• _Available data_:

[BEGIN]

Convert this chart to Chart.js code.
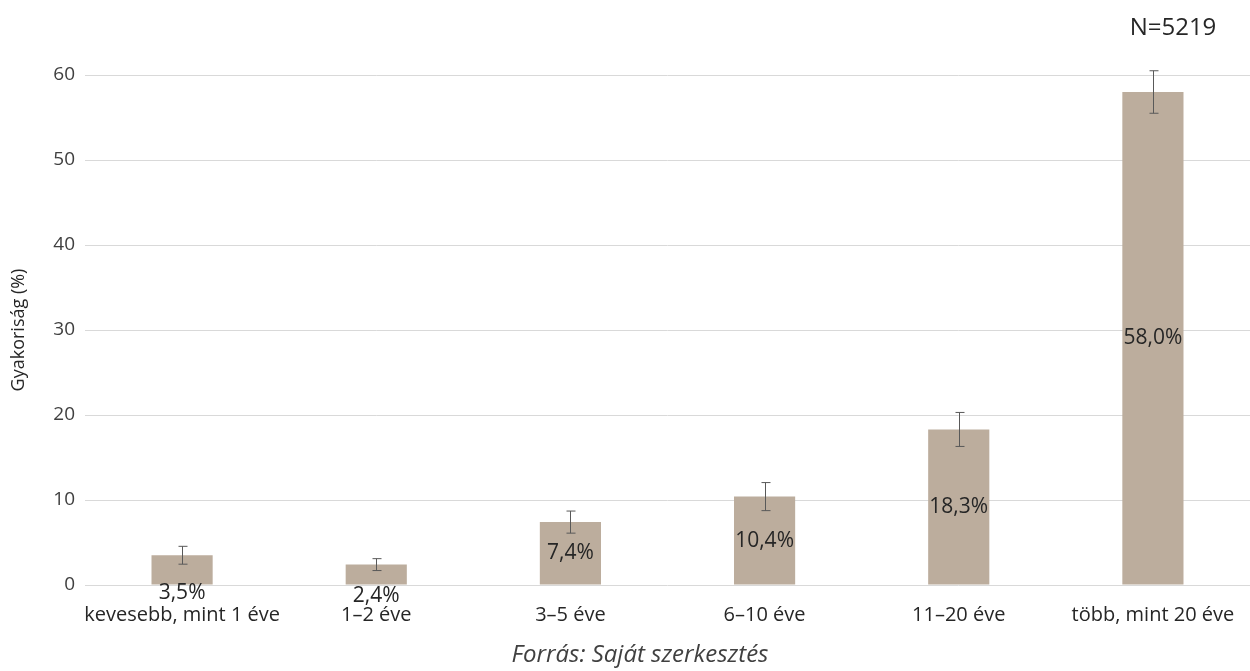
<!DOCTYPE html>
<html>
<head>
<meta charset="utf-8">
<script src="https://cdn.jsdelivr.net/npm/chart.js@4.4.0/dist/chart.umd.min.js"></script>
<style>
  html, body { margin: 0; padding: 0; background: #fff; }
  #wrap { width: 1250px; height: 671px; position: relative; }
</style>
</head>
<body>
<div id="wrap"><canvas id="myChart"></canvas></div>
<script>
var categories = ["kevesebb, mint 1 éve", "1–2 éve", "3–5 éve", "6–10 éve", "11–20 éve", "több, mint 20 éve"];
var values = [3.5, 2.4, 7.4, 10.4, 18.3, 58.0];
var errors = [1.05, 0.7, 1.3, 1.65, 2.0, 2.5];
var yTicks = [0, 10, 20, 30, 40, 50, 60];
var barColor = "#bcad9d";
var fontName = "'Open Sans', sans-serif";

// error bars + value labels + texts
var extras = {
  id: "extras",
  afterDatasetsDraw: function(chart) {
    var ctx = chart.ctx;
    var y = chart.scales.y;
    var meta = chart.getDatasetMeta(0);
    ctx.save();
    // error bars
    ctx.strokeStyle = "#595959";
    ctx.lineWidth = 1;
    meta.data.forEach(function(bar, i) {
      var x = Math.round(bar.x) + 0.5;
      var top = y.getPixelForValue(values[i] + errors[i]);
      var bot = y.getPixelForValue(values[i] - errors[i]);
      ctx.beginPath();
      ctx.moveTo(x, top); ctx.lineTo(x, bot);
      ctx.moveTo(x - 4, top); ctx.lineTo(x + 5, top);
      ctx.moveTo(x - 4, bot); ctx.lineTo(x + 5, bot);
      ctx.stroke();
    });
    // value labels
    ctx.fillStyle = "#262626";
    ctx.font = "21px " + fontName;
    ctx.textAlign = "center";
    ctx.textBaseline = "middle";
    meta.data.forEach(function(bar, i) {
      var cy = (bar.y + bar.base) / 2;
      if (bar.base - bar.y < 40) cy = bar.base + 5 + (40 - (bar.base - bar.y)) / 3;
      ctx.fillText(values[i].toFixed(1).replace(".", ",") + "%", bar.x, cy);
    });
    // N and source
    ctx.fillStyle = "#262626";
    ctx.font = "24px " + fontName;
    ctx.fillText("N=5219", 1173, 28);
    ctx.fillStyle = "#404040";
    ctx.font = "italic 24px " + fontName;
    ctx.fillText("Forrás: Saját szerkesztés", 640, 655);
    ctx.restore();
  }
};

new Chart("myChart", {
  type: "bar",
  data: {
    labels: categories,
    datasets: [{
      backgroundColor: barColor,
      data: values,
      barPercentage: 0.63,
      categoryPercentage: 0.5
    }]
  },
  options: {
    responsive: true,
    maintainAspectRatio: false,
    animation: false,
    layout: { padding: { top: 75, right: 0, bottom: 0, left: 0 } },
    plugins: {
      legend: { display: false },
      tooltip: { enabled: false }
    },
    scales: {
      x: {
        grid: { display: false, drawTicks: false },
        border: { display: false },
        ticks: { color: "#262626", font: { family: fontName, size: 20 }, padding: 18, maxRotation: 0, autoSkip: false },
        afterFit: function(s) { s.height = 86; s.paddingLeft = 0; s.paddingRight = 0; }
      },
      y: {
        min: 0, max: 60,
        afterBuildTicks: function(s) { s.ticks = yTicks.map(function(v) { return { value: v }; }); },
        grid: { color: "#d9d9d9", drawTicks: false },
        border: { display: false },
        ticks: { color: "#404040", font: { family: fontName, size: 19 }, padding: 10 },
        title: { display: true, text: "Gyakoriság (%)", color: "#262626", font: { family: fontName, size: 18 }, padding: { top: 8, bottom: 0 } },
        afterFit: function(s) { s.width = 85; }
      }
    }
  },
  plugins: [extras]
});
</script>
</body>
</html>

[END]

• _Exercise prompt_:
Make an exact copy of the whole listing, but don't bring over any pictures.

• _Written answer_:
Convert this chart to Chart.js code.
<!DOCTYPE html>
<html>
<head>
<meta charset="utf-8">
<script src="https://cdn.jsdelivr.net/npm/chart.js@4.4.0/dist/chart.umd.min.js"></script>
<style>
  html, body { margin: 0; padding: 0; background: #fff; }
  #wrap { width: 1250px; height: 671px; position: relative; }
</style>
</head>
<body>
<div id="wrap"><canvas id="myChart"></canvas></div>
<script>
var categories = ["kevesebb, mint 1 éve", "1–2 éve", "3–5 éve", "6–10 éve", "11–20 éve", "több, mint 20 éve"];
var values = [3.5, 2.4, 7.4, 10.4, 18.3, 58.0];
var errors = [1.05, 0.7, 1.3, 1.65, 2.0, 2.5];
var yTicks = [0, 10, 20, 30, 40, 50, 60];
var barColor = "#bcad9d";
var fontName = "'Open Sans', sans-serif";

// error bars + value labels + texts
var extras = {
  id: "extras",
  afterDatasetsDraw: function(chart) {
    var ctx = chart.ctx;
    var y = chart.scales.y;
    var meta = chart.getDatasetMeta(0);
    ctx.save();
    // error bars
    ctx.strokeStyle = "#595959";
    ctx.lineWidth = 1;
    meta.data.forEach(function(bar, i) {
      var x = Math.round(bar.x) + 0.5;
      var top = y.getPixelForValue(values[i] + errors[i]);
      var bot = y.getPixelForValue(values[i] - errors[i]);
      ctx.beginPath();
      ctx.moveTo(x, top); ctx.lineTo(x, bot);
      ctx.moveTo(x - 4, top); ctx.lineTo(x + 5, top);
      ctx.moveTo(x - 4, bot); ctx.lineTo(x + 5, bot);
      ctx.stroke();
    });
    // value labels
    ctx.fillStyle = "#262626";
    ctx.font = "21px " + fontName;
    ctx.textAlign = "center";
    ctx.textBaseline = "middle";
    meta.data.forEach(function(bar, i) {
      var cy = (bar.y + bar.base) / 2;
      if (bar.base - bar.y < 40) cy = bar.base + 5 + (40 - (bar.base - bar.y)) / 3;
      ctx.fillText(values[i].toFixed(1).replace(".", ",") + "%", bar.x, cy);
    });
    // N and source
    ctx.fillStyle = "#262626";
    ctx.font = "24px " + fontName;
    ctx.fillText("N=5219", 1173, 28);
    ctx.fillStyle = "#404040";
    ctx.font = "italic 24px " + fontName;
    ctx.fillText("Forrás: Saját szerkesztés", 640, 655);
    ctx.restore();
  }
};

new Chart("myChart", {
  type: "bar",
  data: {
    labels: categories,
    datasets: [{
      backgroundColor: barColor,
      data: values,
      barPercentage: 0.63,
      categoryPercentage: 0.5
    }]
  },
  options: {
    responsive: true,
    maintainAspectRatio: false,
    animation: false,
    layout: { padding: { top: 75, right: 0, bottom: 0, left: 0 } },
    plugins: {
      legend: { display: false },
      tooltip: { enabled: false }
    },
    scales: {
      x: {
        grid: { display: false, drawTicks: false },
        border: { display: false },
        ticks: { color: "#262626", font: { family: fontName, size: 20 }, padding: 18, maxRotation: 0, autoSkip: false },
        afterFit: function(s) { s.height = 86; s.paddingLeft = 0; s.paddingRight = 0; }
      },
      y: {
        min: 0, max: 60,
        afterBuildTicks: function(s) { s.ticks = yTicks.map(function(v) { return { value: v }; }); },
        grid: { color: "#d9d9d9", drawTicks: false },
        border: { display: false },
        ticks: { color: "#404040", font: { family: fontName, size: 19 }, padding: 10 },
        title: { display: true, text: "Gyakoriság (%)", color: "#262626", font: { family: fontName, size: 18 }, padding: { top: 8, bottom: 0 } },
        afterFit: function(s) { s.width = 85; }
      }
    }
  },
  plugins: [extras]
});
</script>
</body>
</html>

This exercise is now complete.